Preface

Having worked in the lettings industry for most of my adult life, I have become keenly aware that practical information for tenants is not circulating well. And that’s putting it mildly!

I can’t think of another single industry or service that comes close to the rental sector for disputes or misunderstandings, despite its importance let alone its economic clout. The cost of an average rental in South East England will cost tenants as much as a pretty decent car every single year. Even further afield, most tenants are still paying between a third and a half of everything they earn to keep a rented roof over their heads. However... what all tenants need to understand from the beginning is that they are often not even the customers in transactions that involve agencies.

What do I mean? Well, let’s buy a chocolate bar in, say, Woolworths. Pay 40 pence and you become the customer. Along with all the consumer protections that come with being a customer. Let’s take another example and buy that car from a reputable dealership. Clearly, again, you hand over the cash and thus become the customer. Simple.

Not so for the huge number of tenants who rent property via agencies. In the overwhelming majority of instances, the letting agent’s customer is the landlord – not the tenant. And, like any other business, agencies respond to the needs of their customers – who unfortunately in this case are not the ones handing over all that money each month. Far too often the tenants’ needs get completely lost in this type of arrangement.

It’s an interesting anomaly that the most expensive purchase of a tenant’s year is often the very one over which they’ll have little or no control.

The relationship between a tenant and a landlord direct can – in many instances – be easier to manage. You are, much more effectively, the customer here and, as a majority of landlords still don’t use agencies for all sorts of reasons, this means that a huge number of tenants and landlords do business without the expense of middlemen. However, such direct relationships can sometimes lead to another, quite different set of problems for tenants to deal with.

In fact, the real double blind in letting/rentals is that tenants are always the ones left struggling to know where they stand, while also being the ones who pay handsomely for the privilege.

Just one more thing. Tenants in England and Wales (with some rare exceptions explained later) have precious few meaningful rights once something called The Fixed Term comes to an end. (Read Lesson on leases. You’ll already know this better as the original length of the agreement.) Once that extremely limited period of legal protection ends, it’s no exaggeration to say that a tenant’s rights could be balanced on the proverbial pinhead.

Welcome To The World Of The Modern Tenant

No guide can change Housing Legislation that governs how you rent, from whom, for how long, let alone how much it all costs. What it can do is help you to negotiate your way through some very expensive and quite complex contracts.

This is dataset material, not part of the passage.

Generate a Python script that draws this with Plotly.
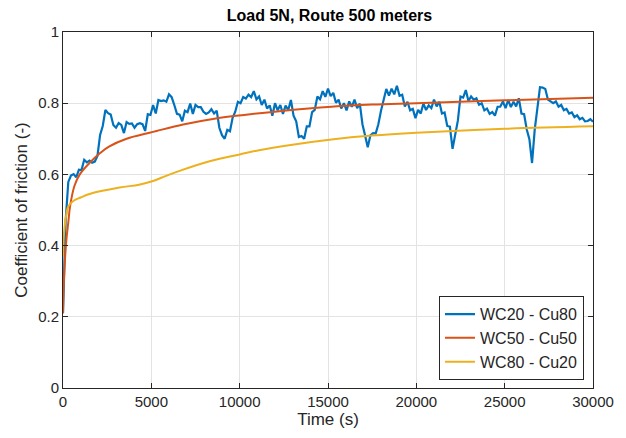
import plotly.graph_objects as go

# ---------------- data ----------------
blue_step = 150
blue_vals = [
    0.210, 0.470, 0.579, 0.597, 0.601, 0.592, 0.613, 0.612, 0.641, 0.634,
    0.639, 0.633, 0.636, 0.652, 0.711, 0.736, 0.781, 0.772, 0.768, 0.739,
    0.731, 0.744, 0.739, 0.716, 0.747, 0.742, 0.743, 0.731, 0.741, 0.744,
    0.741, 0.722, 0.769, 0.767, 0.795, 0.771, 0.809, 0.806, 0.808, 0.804,
    0.825, 0.817, 0.795, 0.770, 0.768, 0.749, 0.779, 0.775, 0.799, 0.770,
    0.795, 0.789, 0.789, 0.776, 0.770, 0.774, 0.783, 0.771, 0.779, 0.731,
    0.710, 0.700, 0.725, 0.721, 0.759, 0.776, 0.804, 0.800, 0.817, 0.813,
    0.824, 0.817, 0.834, 0.811, 0.819, 0.795, 0.810, 0.785, 0.794, 0.765,
    0.800, 0.780, 0.795, 0.770, 0.793, 0.781, 0.809, 0.765, 0.749, 0.705,
    0.708, 0.700, 0.735, 0.735, 0.775, 0.781, 0.819, 0.811, 0.834, 0.818,
    0.841, 0.820, 0.829, 0.801, 0.810, 0.785, 0.800, 0.780, 0.805, 0.790,
    0.810, 0.786, 0.799, 0.741, 0.709, 0.676, 0.710, 0.716, 0.715, 0.741,
    0.779, 0.811, 0.840, 0.821, 0.841, 0.825, 0.849, 0.821, 0.824, 0.791,
    0.804, 0.780, 0.784, 0.758, 0.781, 0.771, 0.799, 0.781, 0.794, 0.786,
    0.810, 0.791, 0.804, 0.771, 0.774, 0.736, 0.734, 0.672, 0.714, 0.751,
    0.819, 0.816, 0.837, 0.806, 0.819, 0.810, 0.814, 0.796, 0.800, 0.780,
    0.785, 0.770, 0.775, 0.765, 0.790, 0.790, 0.805, 0.786, 0.809, 0.789,
    0.804, 0.791, 0.814, 0.771, 0.769, 0.726, 0.699, 0.632, 0.725, 0.785,
    0.845, 0.844, 0.840, 0.810, 0.805, 0.800, 0.805, 0.790, 0.795, 0.780,
    0.784, 0.771, 0.774, 0.761, 0.766, 0.755, 0.759, 0.749, 0.750, 0.755,
    0.748,
]
blue_t = [i * blue_step for i in range(len(blue_vals))]

orange_t = [0, 50, 110, 200, 300, 400, 650, 950, 1500, 2100, 2600, 3600,
            4900, 5300, 6800, 8650, 10250, 12500, 15200, 17500, 20000,
            25000, 30000]
orange_v = [0.21, 0.30, 0.36, 0.42, 0.465, 0.51, 0.568, 0.60, 0.632, 0.66,
            0.678, 0.70, 0.717, 0.722, 0.74, 0.757, 0.767, 0.779, 0.79,
            0.796, 0.80, 0.808, 0.815]

yellow_t = [0, 50, 150, 300, 600, 1000, 1500, 3200, 4300, 5000, 5800, 6600,
            8300, 10000, 11100, 12500, 15200, 17500, 20000, 25000, 30000]
yellow_v = [0.37, 0.43, 0.475, 0.51, 0.526, 0.535, 0.545, 0.563, 0.571,
            0.58, 0.595, 0.61, 0.637, 0.656, 0.668, 0.68, 0.698, 0.709,
            0.717, 0.728, 0.735]

names = ["WC20 - Cu80", "WC50 - Cu50", "WC80 - Cu20"]
colors = ["#0072BD", "#D95319", "#EDB120"]

x_ticks = [0, 5000, 10000, 15000, 20000, 25000, 30000]
y_ticks = [0, 0.2, 0.4, 0.6, 0.8, 1]
y_tick_labels = ["0", "0.2", "0.4", "0.6", "0.8", "1"]

# ---------------- figure ----------------
FONT = "Liberation Sans, Arial, Helvetica, sans-serif"
TXT = "#262626"

fig = go.Figure()
fig.add_trace(go.Scatter(x=blue_t, y=blue_vals, mode="lines", name=names[0],
                         line=dict(color=colors[0], width=2.2)))
fig.add_trace(go.Scatter(x=orange_t, y=orange_v, mode="lines", name=names[1],
                         line=dict(color=colors[1], width=2, shape="spline")))
fig.add_trace(go.Scatter(x=yellow_t, y=yellow_v, mode="lines", name=names[2],
                         line=dict(color=colors[2], width=2, shape="spline")))

axis_common = dict(showline=True, linecolor=TXT, linewidth=1, mirror="ticks",
                   ticks="inside", ticklen=5, tickcolor=TXT,
                   showgrid=True, gridcolor="#e3e3e3", gridwidth=1,
                   zeroline=False, tickfont=dict(family=FONT, size=15, color=TXT))

fig.update_layout(
    width=626, height=438,
    margin=dict(l=63, r=30, t=32, b=48),
    paper_bgcolor="white", plot_bgcolor="white",
    font=dict(family=FONT, color=TXT),
    title=dict(text="<b>Load 5N, Route 500 meters</b>", x=0.5 * (63 + 596) / 626,
               xanchor="center", y=1 - 15 / 438, yanchor="middle",
               font=dict(family=FONT, size=16, color="#000000")),
    xaxis=dict(range=[0, 30000], tickvals=x_ticks,
               ticktext=[str(v) for v in x_ticks],
               title=dict(text="Time (s)", font=dict(family=FONT, size=17, color=TXT),
                          standoff=4),
               **axis_common),
    yaxis=dict(range=[0, 1], tickvals=y_ticks, ticktext=y_tick_labels,
               title=dict(text="Coefficient of friction (-)",
                          font=dict(family=FONT, size=17, color=TXT), standoff=6),
               **axis_common),
    legend=dict(x=0.983, y=0.022, xanchor="right", yanchor="bottom",
                bgcolor="white", bordercolor=TXT, borderwidth=1,
                font=dict(family=FONT, size=16, color=TXT),
                tracegroupgap=0, itemwidth=30),
    showlegend=True,
)

fig.write_html("out.html")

It can help you to understand them and their hidden consequences. It will teach you how they operate and what to watch for in the small print, and show you where your protections do exist – and where they don’t. It can point out pitfalls and help you find your way around some of them.

Plus, it explains what a reasonable landlord can and will insist on to protect their own, very considerable interests.

I’ve illuminated a few tricks of the trade so you don’t get stung too often. I’ve also included details on some new and very interesting legislation covering rental deposits that since April 2007 affect almost all landlords/agents and tenants too. I’ve also given you a flavour of other new laws that should soon, with luck, help in reducing dangerous housing conditions that can so often affect sharers on tight budgets. In short, spending a bit of time reading here should make a real difference to your everyday life as a tenant.

Now for the reality check. If I were going to hand over to a virtual stranger the kind of money that it takes to set up an average tenancy (and never forget that you only met this landlord/agent yesterday) then I’d want some realistic advice on what to expect.

Good and bad practice is widespread. Tenants with little experience can’t possibly just guess and get it right. So try reading the whole of this guide. It shouldn’t take long and its style is lighthearted and conversational. I’ve even thrown in a few true stories to make you laugh (or cry).

Although it’s often claimed that tenants have ‘rights’ under a variety of Housing Acts, Common Law, and Consumer Protection Acts, in reality this protection is about as much use as a chocolate teapot for anyone with six months’ security of tenure under an Assured Shorthold lease, which is what you’ll be getting as a modern tenant. By the time any action can be taken to enforce safety or contract, landlords or agents may have decided to quite legally remove what they consider to be ‘troublesome tenants’. It’s a right that they do have in law and bad landlords/agents use it all too often to ‘control’ very legitimate tenant concerns.

However, do remember that, out there in this huge marketplace are thousands of hard working, fair minded landlords who treat their tenants in just the way that any other customer would expect. It’s your job as a tenant to learn how to find yourself one of the majority and, frankly, how to steer clear of the rest.

By providing clear information, what you read here should help you to learn what to look for, what to try avoiding, how to conduct your tenancy, and with luck, leave with your deposit intact. I also provide access points to other useful and reliable sources of information to help build on what I’ve incorporated here. It should also explain why rushing to sign a contract that you don’t understand (or even bother to read!) can often be a grave a mistake.

This guide is not intended to be a legal manual, but a practical one – for when the law is as ineffective as it is for the vast majority of tenants, practicality rather than theory is what will help you most.